Skip to content

No image provided

Darkthrone

Transilvanian Hunger

Released 1994 on Peaceville
Reviewed by Cristian Carricajo, Oct 2003ce

“Homogeneity” would be the best word to describe this work. We all know that you can find Iron Maiden influences in your-very-new-metal-band-of-the-week and Deep Purple influences in Iron Maiden and Beatles influences in Deep Purple and Everly Brothers influences in Beatles an so on.

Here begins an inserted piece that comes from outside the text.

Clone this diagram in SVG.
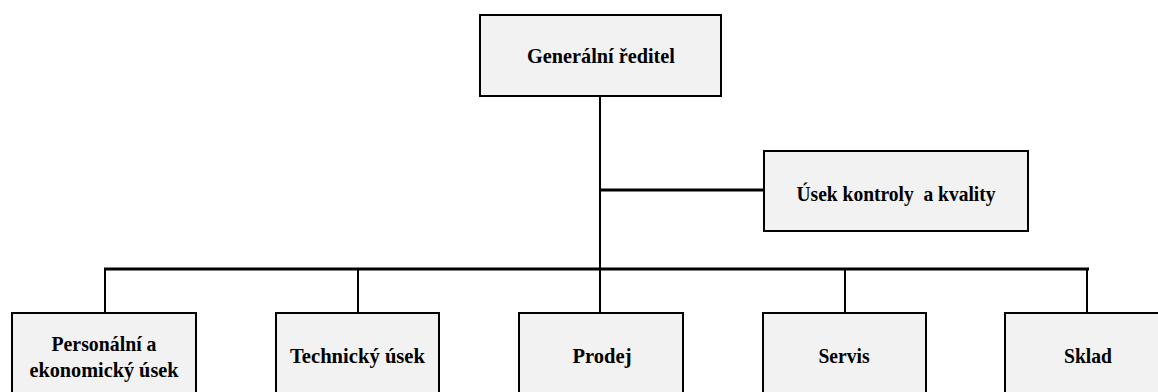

But in “Transilvanian Hunger” Darkthrone succeds in making Black Metal sound as a non-metal and even non-rock music style, fulfilling a complete concept itself.
From the cover, the internal artwork and the back (with the legend “True Norwegian Black Metal”/“Norsk Arisk Black Metal”) to the mysterious-unique lo-fi sound (if there were tape recorders in the middle age, they would sound like this), the obsessive drumming and rhythm, the static melodies, the deep growling vocals and norwegian lyrics, ALL FITS PERFECTLY. There’s a a sort of consistent brown noise floor you can notice when every track finishes (generally bad cutted, you can also hear the “click” in some tracks).
The entire mix is said to be passed through a guitar distortion pedal (that was the secret…). The Rolex of all Black Metal albums, although if you don’t like metal get it anyway (but you should like unusual albums at least to enjoy this).